As I read, the memories from childhood came flooding back. Television had not yet come to Springfield, Missouri, in 1952. (When it did—a single station the following year—the two choices were “on” and “off.”) Instead, I relied on newspapers, magazines, and a medium now long gone—the movie newsreel. Life magazine, a wonderful staple of my youth, contained color pictures of the new ship: a horizontal ribbon of black along the length of the hull, red boot topping below, and the white superstructure above. Most striking were two enormous red, white, and blue smokestacks that glistened in the sun.
The precocious Gibbs and his brother Frederic began planning for a giant, 1,000-foot liner in 1915, when they were not yet 30. The following year they presented their designs to Rear Admiral David Taylor, chief of the Navy’s Bureau of Construction and Repair. They received encouragement, plus some monetary backing from financier J. P. Morgan, but the time was not yet ripe. The United States soon became involved in World War I, and the national need was for troop transports that would be available right away. The war ended before action could be taken on the Gibbses’ plans. Undaunted, they formed their own naval architecture firm in 1922. It later became Gibbs & Cox and exists to this day.
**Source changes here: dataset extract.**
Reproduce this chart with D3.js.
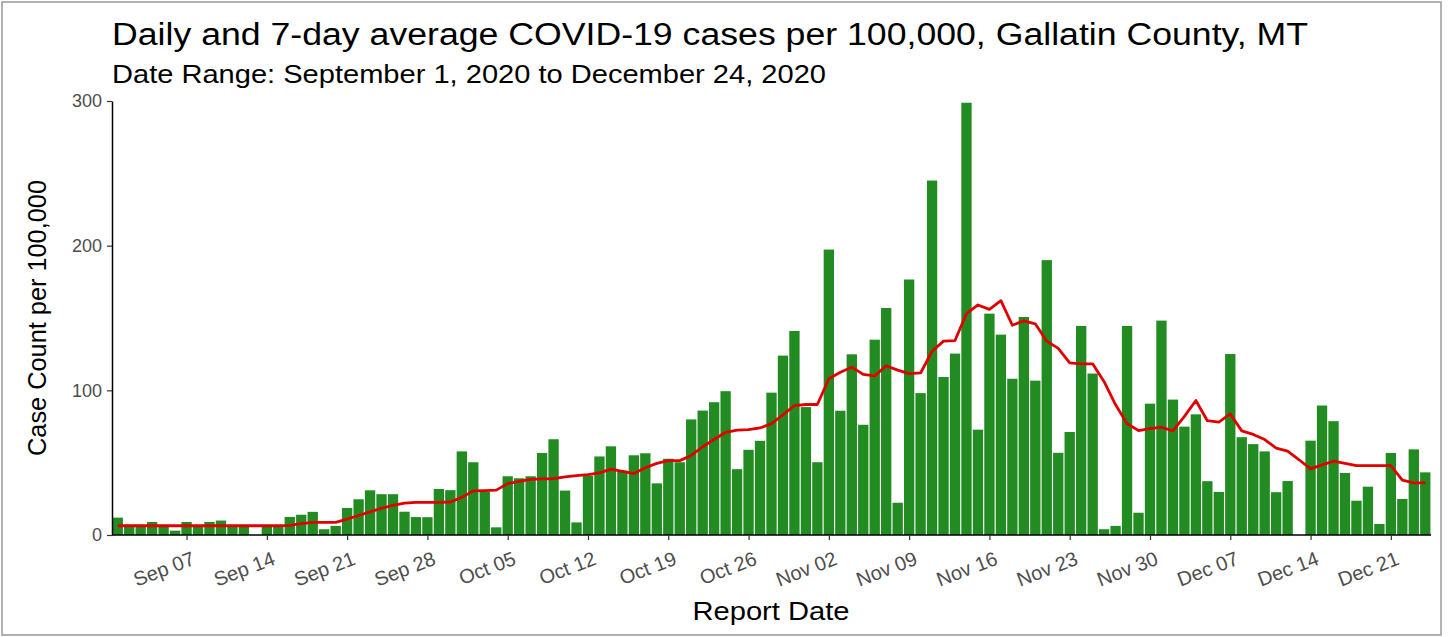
<!DOCTYPE html>
<html>
<head>
<meta charset="utf-8">
<script src="https://cdn.jsdelivr.net/npm/d3@7"></script>
<style>
  body { margin: 0; background: #fff; }
  text { font-family: "Liberation Sans", Arial, sans-serif; }
</style>
</head>
<body>
<div id="chart"></div>
<script>
// Gallatin County daily cases per 100k, Sep 1 - Dec 24 2020
var startDate = "2020-09-01";

var dailyCases = [
  12, 7, 7, 9, 6, 3, 9, 6, 9, 10, 6, 6, 0, 6, 6, 12.5, 14, 16, 4, 6.3,
  18.7, 24.7, 30.9, 28.2, 28.2, 16.1, 12.4, 12.3, 31.8, 31,
  57.8, 50.3, 30, 5.3, 40.6, 39.2, 40.6, 56.7, 66.2, 30.7, 8.7, 41, 54.3, 61.3, 44.5,
  55.1, 56.5, 35.7, 52.7, 50.3, 79.9, 86, 91.8, 99.4, 45.5, 58.9, 65.1, 98.4, 124, 141, 88.4,
  50.3, 197.3, 85.9, 124.9, 76.2, 135, 156.9, 22.3, 176.6, 98.1, 245, 109.2, 125.4, 298.8, 72.8,
  153, 138.5, 108, 150.7, 106.7, 190, 56.8, 71.2, 144.5, 111.6, 4, 6.3, 144.5, 15.4, 90.8,
  148.2, 93.6, 74.9, 83.4, 37.2, 29.8, 125.1, 67.6, 62.8, 57.8, 29.6, 37.3, 0, 65.2, 89.5,
  78.7, 42.9, 23.7, 33.4, 7.6, 56.7, 24.9, 59.2, 43.3
];

var avg7day = [
  6.4, 6.4, 6.4, 6.4, 6.4, 6.4, 6.4, 6.4, 6.4, 6.4, 6.4, 6.4, 6.4, 6.4, 6.4, 6.6, 7.8, 8.7, 8.7, 8.7,
  11, 13.5, 16, 18.5, 20.5, 22, 22.6, 22.6, 22.6, 22.8,
  26, 30.5, 30.7, 31, 35.5, 37, 38.5, 38.8, 39, 40.2, 41, 41.7, 43, 45.5, 44,
  42.5, 46.5, 49.5, 51.4, 51.4, 55, 61, 66, 71, 72.5, 72.8, 74, 77, 83, 89.5, 90.2,
  90.2, 108, 112.5, 116, 111, 110, 117, 114, 111.5, 112, 127, 134, 134.4, 153, 159,
  156, 162, 145, 148, 146, 134, 129, 119, 118.3, 118.3, 106, 90, 77, 72.2, 73.5,
  74.5, 72, 82, 93, 79, 78, 83.7, 72, 69.5, 66, 60, 58, 52, 45.7, 48.5,
  51, 49.5, 48, 48, 48, 48, 38, 36, 36
];

var xTicks = ["2020-09-07", "2020-09-14", "2020-09-21", "2020-09-28", "2020-10-05", "2020-10-12",
  "2020-10-19", "2020-10-26", "2020-11-02", "2020-11-09", "2020-11-16", "2020-11-23",
  "2020-11-30", "2020-12-07", "2020-12-14", "2020-12-21"];
var yTicks = [0, 100, 200, 300];

var width = 1448, height = 637;
var margin = {top: 101, right: 17, bottom: 102, left: 112};

var parse = d3.utcParse("%Y-%m-%d");
var day0 = parse(startDate);
var data = dailyCases.map(function(v, i) {
  return {date: d3.utcDay.offset(day0, i), cases: v, avg: avg7day[i]};
});

var svg = d3.select("#chart").append("svg")
  .attr("width", width)
  .attr("height", height);

svg.append("rect")
  .attr("x", 2).attr("y", 2)
  .attr("width", 1439).attr("height", 633)
  .attr("fill", "#fff")
  .attr("stroke", "#999")
  .attr("stroke-width", 1.5);

var x = d3.scaleUtc()
  .domain([d3.utcHour.offset(day0, -12), d3.utcHour.offset(data[data.length - 1].date, 12)])
  .range([margin.left, width - margin.right]);

var y = d3.scaleLinear()
  .domain([0, 300])
  .range([height - margin.bottom, margin.top]);

var dayW = x(d3.utcDay.offset(day0, 1)) - x(day0);
var barW = dayW * 0.9;

svg.append("g")
  .selectAll("rect")
  .data(data)
  .enter().append("rect")
    .attr("x", function(d) { return x(d.date) - barW / 2; })
    .attr("y", function(d) { return y(d.cases); })
    .attr("width", barW)
    .attr("height", function(d) { return y(0) - y(d.cases); })
    .attr("fill", "#228b22");

var avgLine = d3.line()
  .x(function(d) { return x(d.date); })
  .y(function(d) { return y(d.avg); });

svg.append("path")
  .datum(data)
  .attr("d", avgLine)
  .attr("fill", "none")
  .attr("stroke", "#e00000")
  .attr("stroke-width", 2.8)
  .attr("stroke-linejoin", "round");

// axes
var xAxis = svg.append("g")
  .attr("transform", "translate(0," + y(0) + ")")
  .call(d3.axisBottom(x)
    .tickValues(xTicks.map(parse))
    .tickFormat(d3.utcFormat("%b %d"))
    .tickSize(5)
    .tickSizeOuter(0));
xAxis.select(".domain").attr("stroke", "#000").attr("stroke-width", 1.5)
  .attr("d", "M" + margin.left + ",0H" + (width - margin.right));
xAxis.selectAll(".tick line").attr("stroke", "#333").attr("stroke-width", 1.2);
xAxis.selectAll(".tick text")
  .attr("fill", "#4d4d4d")
  .style("font-size", "20px")
  .attr("text-anchor", "end")
  .attr("dy", null)
  .attr("y", 0)
  .attr("transform", "translate(9,29) rotate(-21)");

var yAxis = svg.append("g")
  .attr("transform", "translate(" + margin.left + ",0)")
  .call(d3.axisLeft(y).tickValues(yTicks).tickSize(5).tickSizeOuter(0));
yAxis.select(".domain").attr("stroke", "#000").attr("stroke-width", 1.5);
yAxis.selectAll(".tick line").attr("stroke", "#333").attr("stroke-width", 1.2);
yAxis.selectAll(".tick text")
  .attr("fill", "#4d4d4d")
  .style("font-size", "18px")
  .attr("x", -10);

// titles
svg.append("text")
  .attr("x", 112).attr("y", 45)
  .style("font-size", "31px")
  .attr("fill", "#000")
  .attr("textLength", 1196)
  .attr("lengthAdjust", "spacingAndGlyphs")
  .text("Daily and 7-day average COVID-19 cases per 100,000, Gallatin County, MT");

svg.append("text")
  .attr("x", 112).attr("y", 83)
  .style("font-size", "25px")
  .attr("fill", "#000")
  .attr("textLength", 714)
  .attr("lengthAdjust", "spacingAndGlyphs")
  .text("Date Range: September 1, 2020 to December 24, 2020");

svg.append("text")
  .attr("x", 771)
  .attr("y", 620)
  .attr("text-anchor", "middle")
  .style("font-size", "26px")
  .attr("fill", "#000")
  .attr("textLength", 157)
  .attr("lengthAdjust", "spacingAndGlyphs")
  .text("Report Date");

svg.append("text")
  .attr("transform", "translate(46," + ((margin.top + height - margin.bottom) / 2) + ") rotate(-90)")
  .attr("text-anchor", "middle")
  .style("font-size", "25px")
  .attr("fill", "#000")
  .attr("textLength", 276)
  .attr("lengthAdjust", "spacingAndGlyphs")
  .text("Case Count per 100,000");
</script>
</body>
</html>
The project that gave the fledgling firm experience and public notice was the reconditioning of the passenger ship Leviathan in the early 1920s. She had been the German liner Vaterland until seized by the United States on its entry into the Great War in 1917. Subsequently during that conflict, she was the U.S. troop transport Leviathan (SP-1326), ferrying thousands of members of the American Expeditionary Force to France and then home again afterward. In the early 1920s, when no German blueprints were forthcoming for the captured ship, the Gibbs team surveyed her and created its own plans. Then it had the ship greatly rebuilt, converted from coal to oil, and refurbished the interior for more spacious accommodations than the soldiers had. She became the pride of the United States Lines.
In the 1930s, the firm designed more passenger ships, as well moving into Navy work with a new generation of destroyers, equipped with high-pressure steam boilers. Author Ujifusa, throughout the book, does an excellent job of explaining the engineering achievements in layman’s terms. The lead ship was the 36-knot Mahan (DD-364), commissioned in 1936 as the first of a new type known as the “Gold-platers,” in comparison with the four-stack destroyers of the World War I generation. As the years passed, the firm continued to grow, working on the designs of a number of World War II vessels, including the ubiquitous Liberty type of cargo ship.
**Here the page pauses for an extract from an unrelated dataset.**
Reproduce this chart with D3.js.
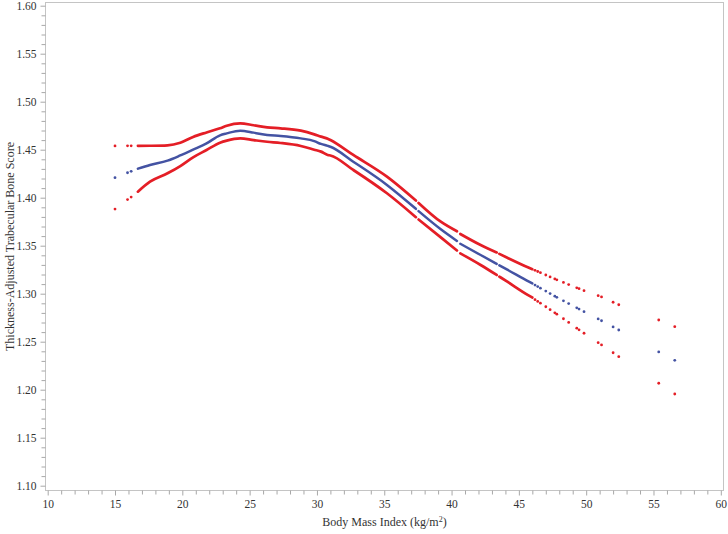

After the war, Gibbs continued to pursue his vision of creating a super liner. The new ship, just short of 1,000 feet, was to be named for the nation, and she became a joint project of the United States Navy and United States Lines. She was to be designed for conversion to troop transport and included national-defense features such as great internal compartmentation and superior speed. To reduce weight and to guard against fire, she was to contain a great deal of aluminum in her structure and furnishings. Newport News Shipbuilding set to work on the new leviathan, which emerged for transatlantic service in 1952. On her maiden voyage the United States set a record for the fastest Atlantic crossing between New York and Bishop Rock off England—an average speed of 35.59 knots. She still holds the record for an ocean liner.
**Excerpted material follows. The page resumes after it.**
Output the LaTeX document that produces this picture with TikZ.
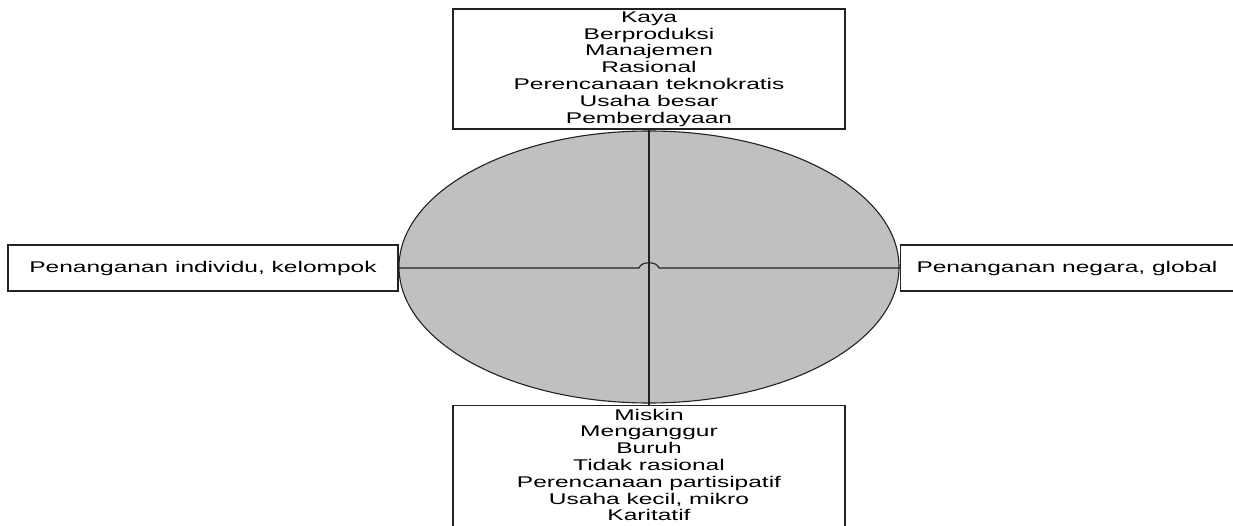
\documentclass[tikz,border=0pt]{standalone}
\usepackage{fontspec}
\setmainfont[FakeStretch=1.58]{Liberation Sans}
\usetikzlibrary{shapes.geometric}
\definecolor{ellfill}{HTML}{C0C0C0}
\definecolor{linec}{HTML}{222222}
\begin{document}
\begin{tikzpicture}[x=1pt,y=-1pt,
  every node/.style={font=\fontsize{15.5}{16.8}\selectfont, inner sep=0pt},
  boxstyle/.style={draw=linec, line width=1.1pt, fill=white, rectangle},
  conn/.style={draw=linec, line width=1.1pt},
  txt/.style={align=center, text=black}]
\useasboundingbox (0,0) rectangle (1233,526);
\begin{scope}
\clip (0,0) rectangle (1233,526);
\node[draw=linec, line width=1.1pt, fill=ellfill, ellipse, minimum width=500pt, minimum height=272pt] (ell) at (649,267) {};
\node[boxstyle, minimum width=392pt, minimum height=120pt, txt] (top) at (649,69)
  {Kaya\\Berproduksi\\Manajemen\\Rasional\\Perencanaan teknokratis\\Usaha besar\\Pemberdayaan};
\node[boxstyle, minimum width=392pt, minimum height=160pt, anchor=north] (bot) at (649,405) {};
\node[txt] (bottxt) at (649,465)
  {Miskin\\Menganggur\\Buruh\\Tidak rasional\\Perencanaan partisipatif\\Usaha kecil, mikro\\Karitatif};
\node[boxstyle, minimum width=390pt, minimum height=46pt, txt] (left) at (203,268) {Penanganan individu, kelompok};
\node[boxstyle, minimum width=340pt, minimum height=46pt, anchor=west] (right) at (900,268) {};
\node[txt] (righttxt) at (1067,268) {Penanganan negara, global};
\coordinate (hopa) at (639,268);
\coordinate (hopb) at (659,268);
\draw[conn] (top.south) -- (bot.north);
\draw[conn] (left.east) -- (hopa) .. controls (641,261) and (657,261) .. (hopb) -- (right.west);
\end{scope}
\end{tikzpicture}
\end{document}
For 17 years thereafter, carrying manifold civilian and military passengers, she was a nautical embodiment of her nation. She was the greatest ocean liner the nation had ever produced, but she carried her workload in a time that was dramatically changing the ways in which passengers moved from one continent to another. Jet planes now offered the fastest travel. In 1969, as the United States lost money in a world that demanded profits, she was retired. In the years that followed, her furnishings were sold off, and multiple proposals for future use, for example as a cruise ship, came to nothing. In recent years, I have seen her sturdy old carcass sitting forlornly on the Philadelphia waterfront. Her glory and her paint have long since faded, but my vivid memories of her youth—and mine—happily remain.